「これで当たったら、また紅白の司会ができるかも(笑)」笑福亭鶴瓶(岩倉具視)【「西郷どん」インタビュー】

2018年8月12日 / 20:50

 公武合体を推し進めた実力者でありながら、朝廷を追われた今は粗末な家に蟄居(ちっきょ)し、生活のために夜な夜な自宅で賭場を開く異端の公家・岩倉具視。だが、西郷吉之助(鈴木亮平)や大久保一蔵(瑛太)らに協力し、やがて明治維新の立役者となる。そんな岩倉を怪演するのは、落語家、タレントのほか、俳優としても個性あふれる演技で活躍する笑福亭鶴瓶。仲のよい鈴木、瑛太らとのエピソードも交えて、撮影の舞台裏を面白おかしく語ってくれた。

岩倉具視役の笑福亭鶴瓶

-オファーを受けたときのお気持ちは?

 ある芝居を見に行ったとき、ロビーで中園(ミホ/脚本家)さんに会ったんですよ。バーッと走って来て、急に「岩倉具視、見つけた!」って(笑)。こっちは何にも分からんから「何のことやねん」と聞いたら、亮平と瑛太が出るということで、楽しそうなのでお引き受けしたんですけど。

-岩倉具視については、どんな印象をお持ちでしたか。

 「500円札の人」ぐらいですね。あとは、使節団としてヨーロッパに行ったとか、中学校で習う程度の知識で。

-実際に演じてみた感想は?

 悩みましたよ。ものすごく起伏の激しい人だったから、「こんなんでええの?」と。蟄居生活ということで、いつ朝廷に戻れるのかわからない上に、天子様からも見放されているという思いがあって、すごく荒れている。だけど一方では、吉之助とか大久保とか桂(小五郎/玉山鉄二)とか、いろんな人がやって来るから、外の人間は自分のことを見てくれているんだなという思いもあって…。だから、本当に起伏が激しくて。寺銭稼ぐために賭場も開いているし…。「そんな公家おるのかな?」と思ったけど、事実らしく、「ああ、こういう人なんやな」と思うようになってから、だんだんと面白くなってきました。

-この作品の岩倉の魅力は?

 公家の中では下級で押さえつけられているけど、悔しさもあるんですよね。せりふにもありますけど、「このままでは終わらへんで」という気持ちをずっと持っている。僕もそうですけど、自分がこのままでいいとは思わず、いつも向上する気持ちを持っているところが面白いなと。岩倉は蟄居生活の上に「ヤモリ」と呼ばれたりして、苦労している。そういうところから逃れたいという気持ちが、あれだけの出世につながったんでしょうね。

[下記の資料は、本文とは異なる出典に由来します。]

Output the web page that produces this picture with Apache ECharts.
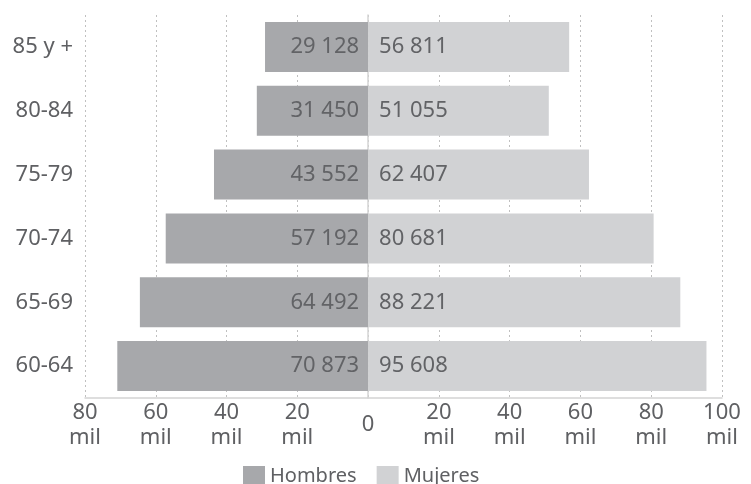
<!DOCTYPE html>
<html>
<head>
<meta charset="utf-8">
<script src="https://cdn.jsdelivr.net/npm/echarts@6/dist/echarts.min.js"></script>
<style>
  html, body { margin: 0; padding: 0; background: #ffffff; }
  #chart { width: 751px; height: 484px; }
</style>
</head>
<body>
<div id="chart"></div>
<script>
// Age groups, from the youngest (bottom) to the oldest (top)
const ageGroups = ['60-64', '65-69', '70-74', '75-79', '80-84', '85 y +'];
// Population by sex for each age group
const hombres = [70873, 64492, 57192, 43552, 31450, 29128];
const mujeres = [95608, 88221, 80681, 62407, 51055, 56811];
const seriesNames = ['Hombres', 'Mujeres'];

const FONT = '"Noto Sans", sans-serif';
const TEXT = '#5f6063';

// "70873" -> "70 873"
function fmt(n) {
  return String(Math.round(Math.abs(n))).replace(/\B(?=(\d{3})+(?!\d))/g, ' ');
}

const chart = echarts.init(document.getElementById('chart'), null, { renderer: 'canvas' });

chart.setOption({
  animation: false,
  textStyle: { fontFamily: FONT },
  grid: { left: 85, right: 29, top: 15, bottom: 86, containLabel: false },
  legend: {
    data: seriesNames,
    left: 238,
    top: 461,
    icon: 'rect',
    itemWidth: 22,
    itemHeight: 21,
    itemGap: 20,
    textStyle: { fontFamily: FONT, fontSize: 20, color: TEXT }
  },
  xAxis: {
    type: 'value',
    min: -80000,
    max: 100000,
    interval: 20000,
    axisLine: { show: true, lineStyle: { color: '#d4d4d4', width: 1.5 } },
    axisTick: { show: false },
    splitLine: { show: true, lineStyle: { color: '#c0c0c0', type: [2, 3], width: 1 } },
    axisLabel: {
      fontFamily: FONT,
      fontSize: 22,
      color: TEXT,
      verticalAlign: 'middle',
      margin: 27,
      lineHeight: 25,
      formatter: function (v) {
        return v === 0 ? '0' : Math.abs(v / 1000) + '\nmil';
      }
    }
  },
  yAxis: {
    type: 'category',
    data: ageGroups,
    axisLine: { show: true, lineStyle: { color: '#d4d4d4', width: 1.5 } },
    axisTick: { show: false },
    axisLabel: { fontFamily: FONT, fontSize: 22, color: TEXT, margin: 12 }
  },
  series: [
    {
      name: seriesNames[0],
      type: 'bar',
      barWidth: 50,
      barGap: '-100%',
      data: hombres.map(v => -v),
      itemStyle: { color: '#a7a8ab' },
      label: {
        show: true,
        position: 'insideRight',
        distance: 9,
        fontFamily: FONT,
        fontSize: 22,
        color: '#626366',
        formatter: p => fmt(p.value)
      }
    },
    {
      name: seriesNames[1],
      type: 'bar',
      barWidth: 50,
      barGap: '-100%',
      data: mujeres,
      itemStyle: { color: '#d1d2d4' },
      label: {
        show: true,
        position: 'insideLeft',
        distance: 11,
        fontFamily: FONT,
        fontSize: 22,
        color: '#626366',
        formatter: p => fmt(p.value)
      }
    }
  ]
});
</script>
</body>
</html>
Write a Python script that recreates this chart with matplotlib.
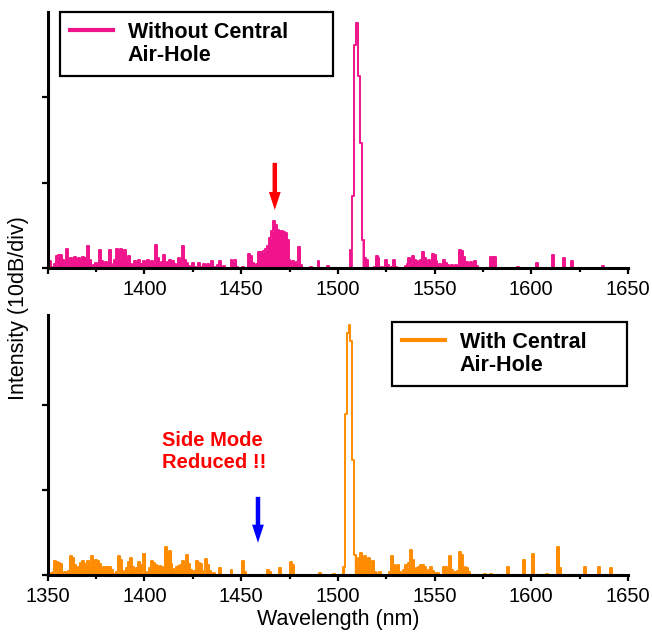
import numpy as np
import matplotlib
matplotlib.use("Agg")
import matplotlib.pyplot as plt
from matplotlib.lines import Line2D
from matplotlib.ticker import MultipleLocator

plt.rcParams['font.family'] = ['Liberation Sans', 'DejaVu Sans']

# ---------------- data ----------------
wl_start, wl_stop = 1350, 1645          # 1 nm sampling
wavelength = np.arange(wl_start, wl_stop + 1)

without_hole = [
    0.08, 0.08, 0.00, 0.02, 0.05, 0.14, 0.16, 0.15, 0.10, 0.03,   # 1350
    0.23, 0.05, 0.12, 0.10, 0.13, 0.11, 0.12, 0.08, 0.13, 0.09,   # 1360
    0.12, 0.26, 0.10, 0.00, 0.04, 0.06, 0.03, 0.21, 0.08, 0.05,   # 1370
    0.07, 0.03, 0.21, 0.02, 0.05, 0.10, 0.23, 0.12, 0.22, 0.20,   # 1380
    0.21, 0.08, 0.14, 0.05, 0.03, 0.08, 0.03, 0.10, 0.05, 0.03,   # 1390
    0.08, 0.06, 0.10, 0.02, 0.09, 0.06, 0.27, 0.12, 0.05, 0.07,   # 1400
    0.15, 0.04, 0.07, 0.10, 0.03, 0.08, 0.05, 0.04, 0.12, 0.07,   # 1410
    0.26, 0.10, 0.06, 0.03, 0.00, 0.06, 0.02, 0.00, 0.06, 0.01,   # 1420
    0.00, 0.05, 0.02, 0.05, 0.00, 0.09, 0.02, 0.00, 0.04, 0.09,   # 1430
    0.00, 0.03, 0.00, 0.00, 0.00, 0.10, 0.08, 0.10, 0.02, 0.00,   # 1440
    0.00, 0.02, 0.00, 0.00, 0.17, 0.14, 0.06, 0.02, 0.05, 0.19,   # 1450
    0.18, 0.19, 0.20, 0.22, 0.26, 0.35, 0.43, 0.55, 0.51, 0.45,   # 1460
    0.44, 0.43, 0.42, 0.41, 0.33, 0.10, 0.05, 0.08, 0.06, 0.07,   # 1470
    0.25, 0.04, 0.00, 0.00, 0.00, 0.00, 0.01, 0.00, 0.00, 0.00,   # 1480
    0.08, 0.00, 0.00, 0.00, 0.00, 0.03, 0.00, 0.00, 0.00, 0.00,   # 1490
    0.00, 0.00, 0.00, 0.00, 0.00, 0.00, 0.00, 0.21, 0.84, 2.60,   # 1500
    2.86, 2.24, 1.46, 0.33, 0.12, 0.10, 0.00, 0.00, 0.00, 0.02,   # 1510
    0.14, 0.12, 0.00, 0.02, 0.00, 0.10, 0.04, 0.00, 0.02, 0.10,   # 1520
    0.01, 0.00, 0.00, 0.00, 0.00, 0.03, 0.05, 0.12, 0.06, 0.14,   # 1530
    0.10, 0.08, 0.04, 0.10, 0.19, 0.12, 0.06, 0.10, 0.05, 0.17,   # 1540
    0.15, 0.08, 0.02, 0.05, 0.03, 0.10, 0.06, 0.04, 0.03, 0.04,   # 1550
    0.03, 0.04, 0.02, 0.21, 0.20, 0.13, 0.02, 0.07, 0.02, 0.07,   # 1560
    0.00, 0.08, 0.03, 0.00, 0.00, 0.00, 0.00, 0.00, 0.00, 0.13,   # 1570
    0.13, 0.13, 0.00, 0.00, 0.00, 0.00, 0.00, 0.00, 0.00, 0.00,   # 1580
    0.00, 0.00, 0.00, 0.02, 0.00, 0.00, 0.00, 0.00, 0.00, 0.00,   # 1590
    0.00, 0.00, 0.00, 0.06, 0.00, 0.00, 0.00, 0.00, 0.00, 0.00,   # 1600
    0.00, 0.15, 0.00, 0.00, 0.00, 0.00, 0.00, 0.12, 0.00, 0.00,   # 1610
    0.00, 0.08, 0.00, 0.00, 0.00, 0.00, 0.00, 0.00, 0.00, 0.00,   # 1620
    0.00, 0.00, 0.00, 0.00, 0.00, 0.00, 0.00, 0.03, 0.00, 0.00,   # 1630
    0.00, 0.00, 0.00, 0.00, 0.00, 0.00,                           # 1640
]

with_hole = [
    0.09, 0.00, 0.02, 0.03, 0.16, 0.15, 0.14, 0.13, 0.02, 0.04,   # 1350
    0.00, 0.05, 0.22, 0.20, 0.12, 0.02, 0.10, 0.14, 0.16, 0.12,   # 1360
    0.13, 0.16, 0.06, 0.22, 0.10, 0.18, 0.17, 0.13, 0.05, 0.10,   # 1370
    0.10, 0.09, 0.10, 0.06, 0.00, 0.01, 0.03, 0.22, 0.18, 0.05,   # 1380
    0.00, 0.08, 0.15, 0.20, 0.10, 0.04, 0.08, 0.15, 0.12, 0.03,   # 1390
    0.25, 0.04, 0.00, 0.08, 0.17, 0.14, 0.12, 0.10, 0.11, 0.06,   # 1400
    0.10, 0.33, 0.26, 0.28, 0.13, 0.07, 0.04, 0.10, 0.11, 0.12,   # 1410
    0.17, 0.12, 0.24, 0.13, 0.06, 0.02, 0.05, 0.17, 0.14, 0.13,   # 1420
    0.05, 0.03, 0.19, 0.12, 0.05, 0.00, 0.02, 0.00, 0.00, 0.08,   # 1430
    0.00, 0.00, 0.00, 0.00, 0.00, 0.06, 0.00, 0.00, 0.00, 0.00,   # 1440
    0.00, 0.17, 0.03, 0.00, 0.00, 0.00, 0.00, 0.00, 0.00, 0.00,   # 1450
    0.00, 0.00, 0.00, 0.00, 0.06, 0.03, 0.00, 0.00, 0.00, 0.00,   # 1460
    0.08, 0.00, 0.00, 0.00, 0.00, 0.00, 0.15, 0.12, 0.00, 0.00,   # 1470
    0.00, 0.00, 0.00, 0.00, 0.00, 0.00, 0.00, 0.00, 0.00, 0.00,   # 1480
    0.00, 0.02, 0.00, 0.00, 0.00, 0.00, 0.00, 0.00, 0.01, 0.00,   # 1490
    0.00, 0.00, 0.00, 0.10, 1.90, 2.85, 2.94, 2.75, 1.35, 0.24,   # 1500
    0.16, 0.20, 0.26, 0.14, 0.22, 0.12, 0.20, 0.05, 0.17, 0.04,   # 1510
    0.00, 0.02, 0.04, 0.00, 0.00, 0.00, 0.00, 0.03, 0.22, 0.12,   # 1520
    0.05, 0.12, 0.04, 0.00, 0.06, 0.12, 0.09, 0.14, 0.30, 0.18,   # 1530
    0.05, 0.08, 0.10, 0.12, 0.12, 0.10, 0.04, 0.06, 0.10, 0.05,   # 1540
    0.02, 0.00, 0.02, 0.00, 0.00, 0.10, 0.10, 0.05, 0.22, 0.06,   # 1550
    0.03, 0.04, 0.05, 0.27, 0.24, 0.06, 0.10, 0.08, 0.03, 0.00,   # 1560
    0.00, 0.00, 0.00, 0.00, 0.00, 0.00, 0.01, 0.00, 0.00, 0.01,   # 1570
    0.00, 0.00, 0.00, 0.00, 0.00, 0.00, 0.00, 0.00, 0.10, 0.00,   # 1580
    0.00, 0.00, 0.00, 0.00, 0.00, 0.00, 0.18, 0.00, 0.00, 0.00,   # 1590
    0.00, 0.25, 0.00, 0.00, 0.00, 0.00, 0.00, 0.00, 0.01, 0.00,   # 1600
    0.00, 0.00, 0.00, 0.00, 0.33, 0.08, 0.00, 0.00, 0.00, 0.00,   # 1610
    0.00, 0.00, 0.00, 0.00, 0.00, 0.00, 0.00, 0.00, 0.10, 0.00,   # 1620
    0.00, 0.00, 0.00, 0.00, 0.00, 0.10, 0.00, 0.00, 0.00, 0.00,   # 1630
    0.00, 0.08, 0.00, 0.00, 0.00, 0.00,                           # 1640
]

x_ticks = [1350, 1400, 1450, 1500, 1550, 1600, 1650]
y_ticks = [0, 1, 2]
label_without = ["Without Central", "Air-Hole"]
label_with = ["With Central", "Air-Hole"]
annotation_text = "Side Mode\nReduced !!"
xlabel = "Wavelength (nm)"
ylabel = "Intensity (10dB/div)"

# annotation anchors (data coordinates)
red_arrow_wl, red_arrow_tail, red_arrow_tip = 1467.4, 1.23, 0.68
blue_arrow_wl, blue_arrow_tail, blue_arrow_tip = 1458.7, 0.92, 0.38
note_wl, note_y = 1409.0, 1.70

c_top = '#F0148C'
c_bot = '#FF8C00'
noise_fill_cap = 0.6   # fill only the dense noise floor, keep the lasing peak as outline

# ---------------- figure ----------------
fig = plt.figure(figsize=(6.52, 6.37), dpi=100)
ax1 = fig.add_axes([0.0732, 0.5788, 0.8900, 0.4024])
ax2 = fig.add_axes([0.0732, 0.0973, 0.8900, 0.4082])


def style(ax, ytop, hide_first=False):
    ax.set_xlim(1350, 1650)
    ax.set_ylim(0, ytop)
    for s in ['top', 'right']:
        ax.spines[s].set_visible(False)
    for s in ['left', 'bottom']:
        ax.spines[s].set_linewidth(2.2)
    ax.set_xticks(x_ticks)
    ax.xaxis.set_minor_locator(MultipleLocator(25))
    ax.set_yticks(y_ticks)
    ax.set_yticklabels([])
    ax.tick_params(axis='x', which='major', direction='out', length=4.5, width=1.6,
                   labelsize=14.5, pad=4)
    ax.tick_params(axis='x', which='minor', direction='out', length=3, width=1.6)
    ax.tick_params(axis='y', which='major', direction='out', length=4, width=1.6)
    if hide_first:
        labels = [str(t) for t in x_ticks]
        labels[0] = ''
        ax.set_xticklabels(labels)


style(ax1, 2.99, hide_first=True)
style(ax2, 3.06)


def spectrum(ax, y, color):
    y = np.asarray(y)
    noise = np.where(y < noise_fill_cap, y, 0.0)
    ax.fill_between(wavelength, 0, noise, step='mid', color=color, lw=0)
    ax.plot(wavelength, y, color=color, lw=1.4, drawstyle='steps-mid')


spectrum(ax1, without_hole, c_top)
spectrum(ax2, with_hole, c_bot)

ax2.set_xlabel(xlabel, fontsize=15.5, labelpad=2)
fig.text(0.028, 0.516, ylabel, rotation=90, fontsize=15.5, ha='center', va='center')


def legend(ax, entries, color, x0, w, top):
    handles = [Line2D([], [], color=color, lw=3),
               Line2D([], [], color='none', lw=0)]
    leg = ax.legend(handles, entries, loc='upper left', mode='expand',
                    bbox_to_anchor=(x0, 0, w, top), borderaxespad=0,
                    fancybox=False, framealpha=1, edgecolor='black',
                    prop={'weight': 'bold', 'size': 15.5},
                    handlelength=2.0, handletextpad=0.7, borderpad=0.45,
                    labelspacing=0.12)
    leg.get_frame().set_linewidth(1.6)
    return leg


legend(ax1, label_without, c_top, 0.0212, 0.470, 1.0)
legend(ax2, label_with, c_bot, 0.593, 0.405, 0.973)

arrow_style = 'simple,head_length=1.3,head_width=0.85,tail_width=0.32'
ax1.annotate('', xy=(red_arrow_wl, red_arrow_tip), xytext=(red_arrow_wl, red_arrow_tail),
             arrowprops=dict(arrowstyle=arrow_style, color='#FF0000', mutation_scale=10,
                             shrinkA=0, shrinkB=0, lw=0))
ax2.annotate('', xy=(blue_arrow_wl, blue_arrow_tip), xytext=(blue_arrow_wl, blue_arrow_tail),
             arrowprops=dict(arrowstyle=arrow_style, color='#0000FF', mutation_scale=10,
                             shrinkA=0, shrinkB=0, lw=0))
ax2.text(note_wl, note_y, annotation_text, color='#FF0000', fontsize=14.5,
         fontweight='bold', ha='left', va='top', linespacing=1.25)

fig.savefig('out.png', dpi=100)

-第26回が初登場となりましたが、周囲からの反響は?

 何人か「よく似合っている」と言ってくれました。ただその後に、「悪役似合うなぁ」って(笑)。悪役だと思い込んでいるんですよ。だけど、悪役ではないでしょ? 今の日本があるのは、ちょっとは岩倉具視のおかげなのにねぇ…。

-第30回ではばくちのシーンがユニークでした。演じてみた感想は?

 演出の方からは「とにかく、吉之助が負けたら笑ってくれ」と言われたんです。ばくち賭けさせといて、負けたら笑うって…(苦笑)。そこだけ見ると、なんかおかしいじゃないですか。だから、「これでいいのか?」って、ずっと悩んでいました。演出の方が「良かった」と言ってくれたので、お任せしましたけど。その後、大久保と桂がもめて、斬り合いになりかかるわけですけど、そこはほとんどアドリブですよ。台本にも少しは書いてありましたけど、もっとはっきり「おまえら勝手に上がってきて、物騒なもの出すな」、「人の家で何してんねん」と。そうでしょ? 人の家で、そんな勝手に…(笑)。やり過ぎたかなと思いましたけど、OKが出たから、まあええかと。

-鈴木亮平さんと共演した感想は?

 亮平とはちょいちょい飲みに行ったりして、すごく仲いいので、なんか役に立てたらなと思っていたんです。でも、ボロカスに言うんですよ(笑)。あいつは人のせりふまで全部覚えていますからね。俺がちょっと間違ごうたら、すぐに分かるんです。途端に「ちゃんと覚えておいてくださいよ、大河ですよ!」って…。いつも怒られるんですよ。演出の方はOKしているのに。ちょっとぐらいかわいがってくれたらええのにね(笑)。まあ、でも、えらい言い合いしながらですけど、現場はそんなに緊迫もせず、楽しくやっています(笑)。